Direct self-assembly of hierarchically grown rhodium thin films for electrocatalytic hydrogen evolution reaction

Abstract

Thin films of metallic rhodium (Rh) are developed on two different supports, nickel foam (NF) and titanium foil (Ti), and evaluated for electrochemical hydrogen evolution reaction (HER). The electrodes are prepared by aerosol-assisted chemical vapor deposition technique using a Rh diethyldithiocarabamte precursor for three distinct time periods of 40, 80, and 120 min at 500◦ C. The film consists of phase pure metallic Rh with hierarchical flower-like morphology. The structural features of such nanostructures can be modulated by adjusting the growth time. The HER catalytic performance data for the optimized films (i.e., with the deposition time of 80 min) suggest that the Rh deposited on Ti foil (Rh/Ti) catalyze the reaction substantially faster than Rh deposited on Ni foam (Rh/NF).

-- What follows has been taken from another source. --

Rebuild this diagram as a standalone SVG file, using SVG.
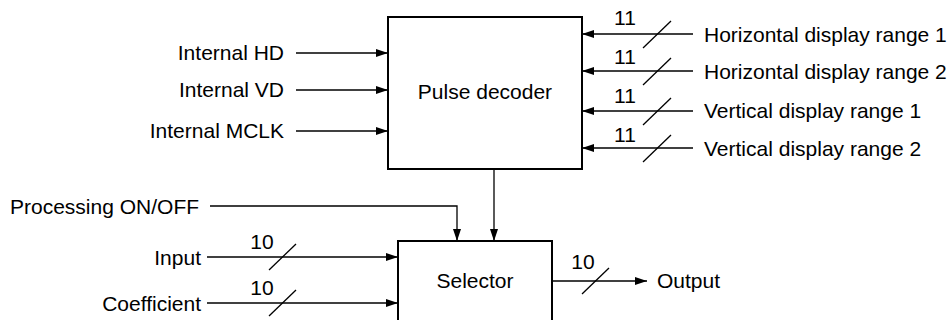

To produce current density of 100 mA cm−2, the Rh/NF needed over potential of 263 mV, while the Rh/Ti electrode required only 175 mV. In spite of lower electrical conductivity, caused by the bare Ti foil, the Rh/Ti electrode exhibits superior HER performance. The Tafel slopes of Rh/NF and Rh/Ti electrodes are determined to be 52 and 42 mV dec−1, while the turnover frequencies are estimated to be 1.1 and 37.3 s−1 at over potential of 260 mV.